Суперменскому соревнованию AZ с властью, казалось бы, противоречит его бросающийся в глаза «отрыв от реальности». AZ выбирает свою диссертационную специальность по карте (4); впервые видит нейлоновую рубашку на сомалийце (5); осмысляет реальную пронизанность сомалийской ментальности насилием, хорошо известную ему по книгам, опять-таки через посредство литературы (пушкинского «Анчара») (5); обнаруживает полную наивность перед способным «зарезать» Ахмедом (6); предстает профессором не от мира сего на фоне Довженко и других радиокомитетских старожилов (15) и даже своего недавнего ученика, разъясняющего ему мотивы исчезновения сомалийских студентов по получении гонорара (11).

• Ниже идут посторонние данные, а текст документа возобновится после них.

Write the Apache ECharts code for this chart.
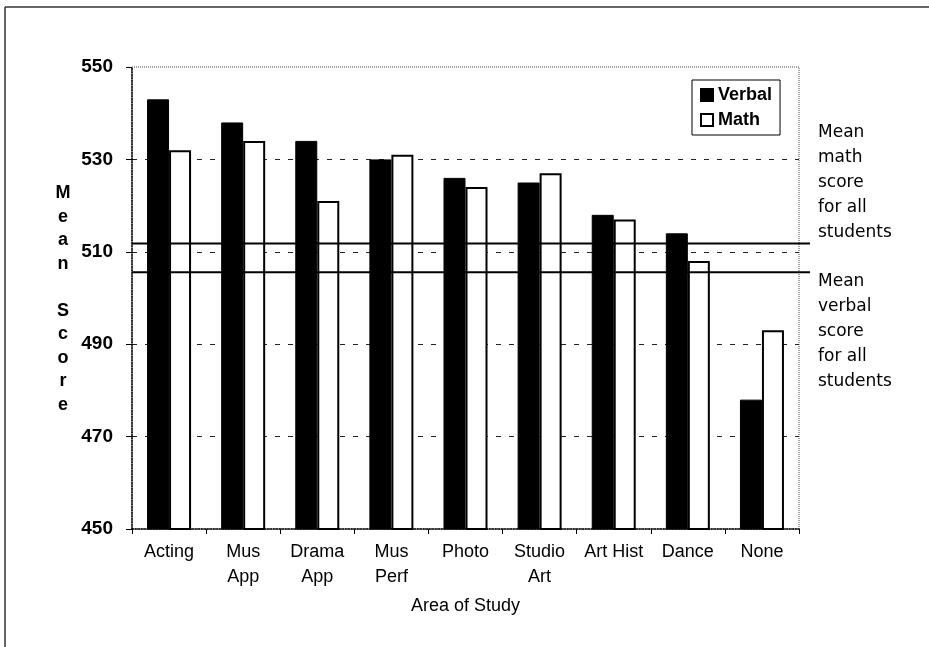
<!DOCTYPE html>
<html>
<head>
    <meta charset="utf-8">
    <title>Mean Score by Area of Study</title>
    <script src="https://cdn.jsdelivr.net/npm/echarts@6/dist/echarts.min.js"></script>
    <style>
        html, body { margin: 0; padding: 0; background: #fff; }
    </style>
</head>
<body>
    <div id="main" style="width: 929px;height:647px;"></div>
    <script type="text/javascript">
        // values
        var categories = ['Acting', 'Mus\nApp', 'Drama\nApp', 'Mus\nPerf', 'Photo', 'Studio\nArt', 'Art Hist', 'Dance', 'None'];
        var verbal = [543, 538, 534, 530, 526, 525, 518, 514, 478];
        var math = [532, 534, 521, 531, 524, 527, 517, 508, 493];
        var meanMath = 511.8;
        var meanVerbal = 505.6;
        var yTicks = [450, 470, 490, 510, 530, 550];

        var myChart = echarts.init(document.getElementById('main'));
        var font = '"Liberation Sans", Arial, Helvetica, sans-serif';
        var sideFont = '"DejaVu Sans", sans-serif';

        // flat line across the plot for a mean value (second grid is a bit wider)
        function meanLine(v) {
            return {
                type: 'line',
                xAxisIndex: 1,
                yAxisIndex: 1,
                data: [[0, v], [1, v]],
                symbol: 'none',
                silent: true,
                z: 5,
                lineStyle: { color: '#000', width: 2 }
            };
        }

        var option = {
            animation: false,
            backgroundColor: '#fff',
            textStyle: { fontFamily: font },
            grid: [{
                left: 132, top: 67, width: 667, height: 462,
                show: true, borderColor: '#444', borderWidth: 1, borderType: 'dotted'
            }, {
                left: 132, top: 67, width: 678, height: 462
            }],
            legend: {
                data: ['Verbal', 'Math'],
                orient: 'vertical',
                left: 692, top: 80,
                padding: [5, 8, 5, 8],
                icon: 'rect',
                itemWidth: 12, itemHeight: 12, itemGap: 5,
                borderColor: '#000', borderWidth: 1,
                backgroundColor: '#fff',
                textStyle: { fontSize: 18, fontWeight: 'bold', color: '#000', lineHeight: 20, fontFamily: font }
            },
            xAxis: [{
                type: 'category',
                data: categories,
                gridIndex: 0,
                name: 'Area of Study',
                nameLocation: 'middle',
                nameGap: 68,
                nameTextStyle: { fontSize: 18, color: '#000', fontFamily: font },
                axisLine: { lineStyle: { color: '#000', width: 1.5, type: 'dotted' } },
                axisTick: { show: true, length: 5, lineStyle: { color: '#000' } },
                axisLabel: { fontSize: 18, color: '#000', lineHeight: 25, margin: 11, interval: 0, fontFamily: font }
            }, {
                type: 'value', gridIndex: 1, min: 0, max: 1, show: false
            }],
            yAxis: [{
                type: 'value',
                gridIndex: 0,
                min: yTicks[0],
                max: yTicks[yTicks.length - 1],
                interval: 20,
                axisLine: { show: true, lineStyle: { color: '#000', width: 1.5, type: 'dotted' } },
                axisTick: { show: true, length: 6, lineStyle: { color: '#000' } },
                axisLabel: { fontSize: 19, fontWeight: 'bold', color: '#000', margin: 19, fontFamily: font },
                splitLine: {
                    show: true,
                    showMinLine: false,
                    showMaxLine: false,
                    lineStyle: { color: '#222', width: 1, type: [5, 8] }
                }
            }, {
                type: 'value', gridIndex: 1, min: yTicks[0], max: yTicks[yTicks.length - 1], show: false
            }],
            series: [{
                name: 'Verbal',
                type: 'bar',
                data: verbal,
                barWidth: 22,
                barGap: '0%',
                itemStyle: { color: '#000', borderColor: '#000', borderWidth: 1 }
            }, {
                name: 'Math',
                type: 'bar',
                data: math,
                barWidth: 22,
                barGap: '0%',
                itemStyle: { color: '#fff', borderColor: '#000', borderWidth: 2 }
            }, meanLine(meanMath), meanLine(meanVerbal)],
            graphic: [{
                type: 'line', silent: true,
                shape: { x1: 5, y1: 7, x2: 929, y2: 7 },
                style: { stroke: '#333', lineWidth: 1.5 }
            }, {
                type: 'line', silent: true,
                shape: { x1: 5, y1: 7, x2: 5, y2: 647 },
                style: { stroke: '#333', lineWidth: 1.5 }
            }, {
                type: 'text', silent: true,
                x: 63, y: 299,
                style: {
                    text: 'M\ne\na\nn\n\nS\nc\no\nr\ne',
                    font: 'bold 18px ' + font,
                    fill: '#000',
                    lineHeight: 23.5,
                    align: 'center',
                    verticalAlign: 'middle'
                }
            }, {
                type: 'text', silent: true,
                left: 818, top: 120,
                style: {
                    text: 'Mean\nmath\nscore\nfor all\nstudents',
                    font: '17px ' + sideFont,
                    fill: '#000',
                    lineHeight: 25
                }
            }, {
                type: 'text', silent: true,
                left: 818, top: 269,
                style: {
                    text: 'Mean\nverbal\nscore\nfor all\nstudents',
                    font: '17px ' + sideFont,
                    fill: '#000',
                    lineHeight: 25
                }
            }]
        };
        myChart.setOption(option);
    </script>
</body>
</html>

Интересным образом этот «отрыв от реальности» тоже находится в зеркальном соотношении с ситуацией в лагере властей, о невежестве и непрофессионализме которых речь уже шла. «Неинформированности» обеих сторон вторит дезориентация находящихся между ними «третьих сил»: диктора Абди, называющего AZ «товарищем» и плохо ориентирующегося в советской, да и сомалийской, политике (9, 10); студентов, наивно переоценивающих свой заработок (11); американского специалиста по МП, верящего в секретную мощь советской электроники (2).